At a church in Kinshasa the children sat glassy eyed and nervous as they waited to be exorcised by the priest.
One by one they stood up and explained how they became witches, were kicked out of their homes and ended up at the church.
Nzuzi, an eight-year-old with a sad face, said she was tricked by some class mates.
"They gave me some bread at school. It was poisoned and they came to get it back later."
Nzuzi said that when her family slept, she would sneak out to join her friends to fly in the night sky.
When they found out, she joined the growing ranks of children abandoned by their parents in Kinshasa, and accused of witchcraft.
The children rights organisation, Save the Children, estimates that there are more than 20,000 of them.
'New problem'
Although the belief in sorcery is traditional in the Democratic Republic of Congo, as elsewhere in Africa, many people are concerned that children never used to be blamed in such huge numbers.
"It is a new problem, because when we grew up we never saw this problem of children accused of sorcery. It is only since life became bad," said Ange Bay Bay, a children's rights lawyer.
When something goes wrong in a family the children are often blamed, she said.

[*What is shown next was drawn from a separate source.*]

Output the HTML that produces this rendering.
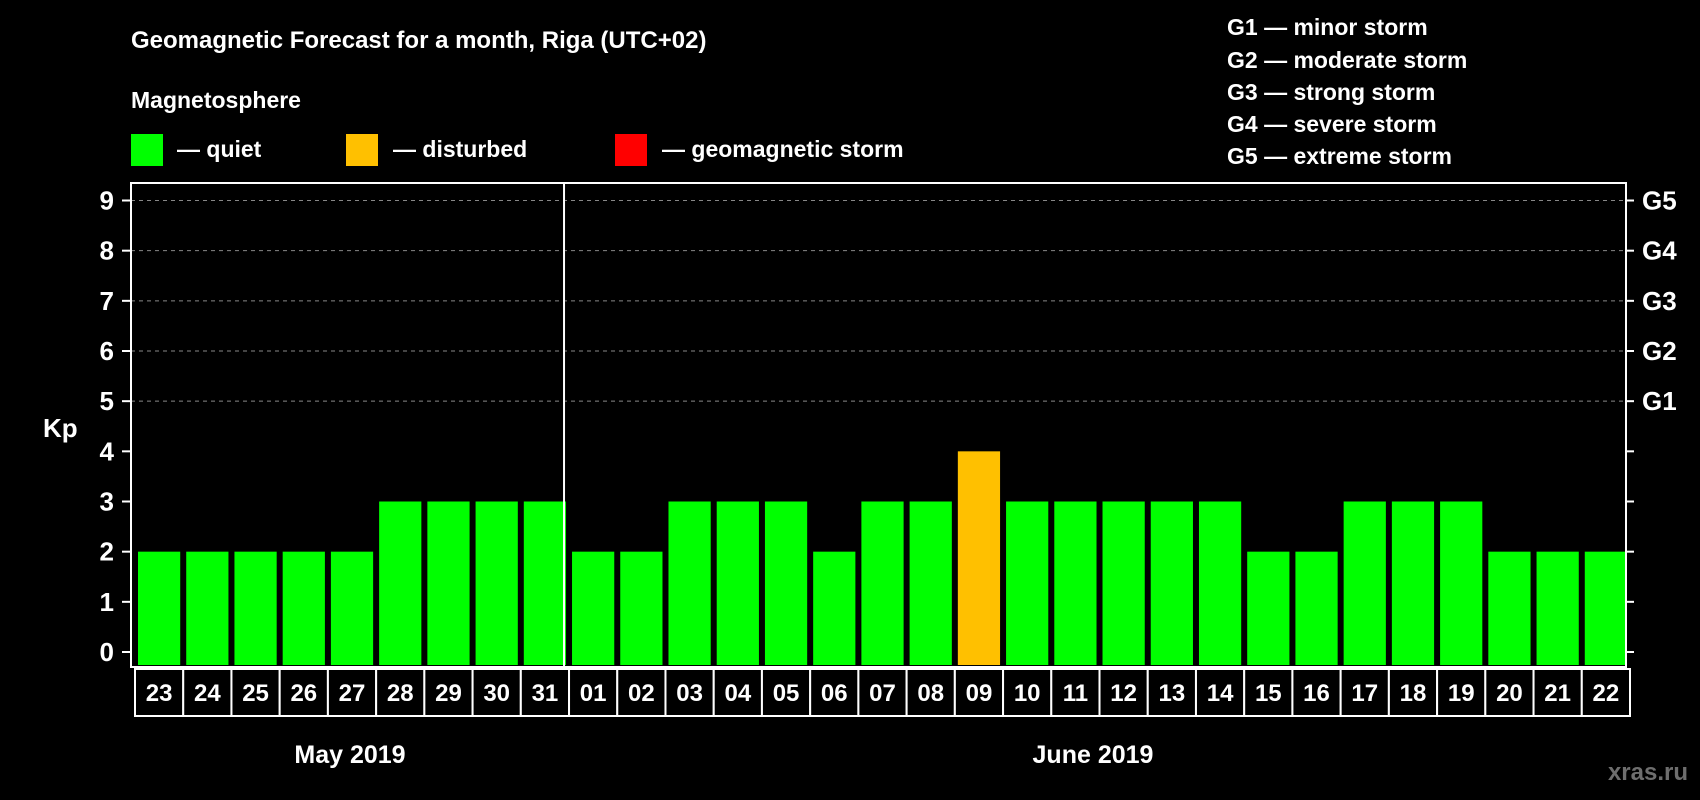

So a child can be accused of sorcery when death, an illness or sudden unemployment strikes the home.
As Kinshasa's economy and infrastructure collapsed in the last decade, as a result of government corruption and war, so the number of children accused of witchcraft exploded.
"Parents who don't work or who lose their jobs because of the economic situation are looking for a scapegoat," Mrs Bay Bay said.
Nabor, for example, who now lives in a home supported by Ange Bay Bay, was blamed, along with his brothers, for the death of his father.
"My dad was ill, he had tuberculosis. And when he died, we were chased away from the house because we were accused of having eaten him," he said.
Song for change
Many of the children suffer appalling treatment from their families and in the churches where they are forced to undergo sometimes painful exorcisms, Mrs Bay Bay explained.
"There are children who are ironed with a clothes iron, there are others who are not given food for a whole week - there are these unbelievable things going on," she said.
A group of former street kids turned musicians are now trying to do something about the situation.
Their band, called La Chytoura, backed by a Unites States NGO Centre Lokole, has released a song and a video to change people's attitudes.
It tells the story of one young boy who is blamed by his parents for his father's unemployment.
When he accidentally kicks over a cooking pot, he is accused of sorcery and thrown onto the streets.
The song, of course, has a happy ending, and the band members hope its story line and catchy rhythm will have an impact on Kinshasa's music-loving and TV-watching public.
"We want to educate the whole world that what is going on in our country is not good," singer Romain Mazamba said.